After I lost 250 of my 1,000 plants the rest thrived. I kept them trimmed as they grew because if you don’t trim Dwarf Alberta Spruce they tend to grow low and wide like a Hershey Kiss. And nobody wants a short, fat Dwarf Alberta. They want them tall and slender. As with most other evergreens you have to watch to make sure they don’t develop a “double leader”. There should only be a single leader growing out of the top of the plant, not two or three. You have to select the strongest, straightest one and remove the others as soon as they appear. That’s really important!
Once rooted Roger’s plants look healthy and vibrant don’t they?
Once mine plants were about 12″ tall a local grower friend of mine that knew I was growing them asked me what I wanted for them. He needed 300 of them and said he’s bring his guys over and dig them bare root, take them back to the nursery and pot them up. I told him $4.00 each.
He liked that price and wrote me a check for $1,200.
Are you keeping up with the arithmetic?
I paid $1,000 for the 750 plants that survived. I just sold 300 of them for $1,200. Even though I managed to kill 250 of my young plants right out of the gate I sold 300 of my 750 for $1,200! I was now $200 to the good and I still had 450 plants.
I sold another 300 of my Dwarf Alberta Spruce to another grower for the same price, $4.00. That’s another $1,200! I was now $1,400 to the good on deal that started out a bit shaky.

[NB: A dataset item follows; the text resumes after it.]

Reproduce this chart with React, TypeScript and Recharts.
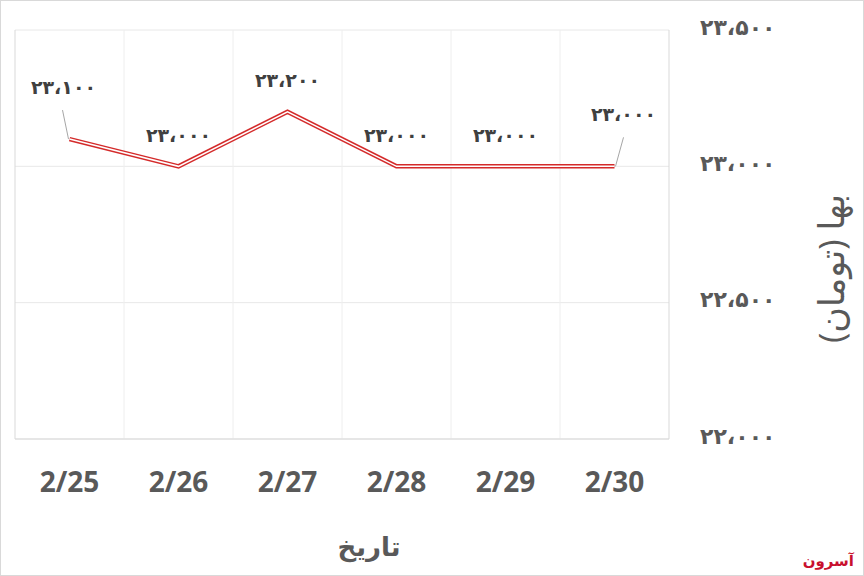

The remaining 150 plants that I had left I sold at my retail plant sales for prices that ranged from $12.00 for the smaller ones to $25.00 for the really nice ones. At that point I lost track of my total profit but if I averaged just $12 for the ones that I sold retail that’s another $1,800 added to the $1,400 that I had already earned.
That’s a lot of money for some guy growing small plants in his backyard yard! And of course I also had the 1,000 Rhododendron and I did manage to kill some of those as well, but by then I had added 500 Japanese Red Maples and the rest is history. The Rest of My Story.
A few years ago I ran into a local grower who was looking for one gallon Dwarf Alberta Spruce and he could not find them anywhere. He had called all over the country! Knowing how large their business is and how they buy, I’m guessing he wanted at least 10,000 if not more. And I talk about that in my One Gallon Plant Conspiracy Story.
I want to Thank Roger Higgins of Roger’s Backyard Nursery in Cranesville, Pennsylvania for the use of his photos in this article. Roger and his wife are great people and two of the most loved members we have. Roger is always willing to help out a Fellow Member and his wife Venice is equally wonderful. They have been to my nursery many times, they’ve been to Our Annual Backyard Growers Shindig too many times to count. I’m happy to count them among my friends!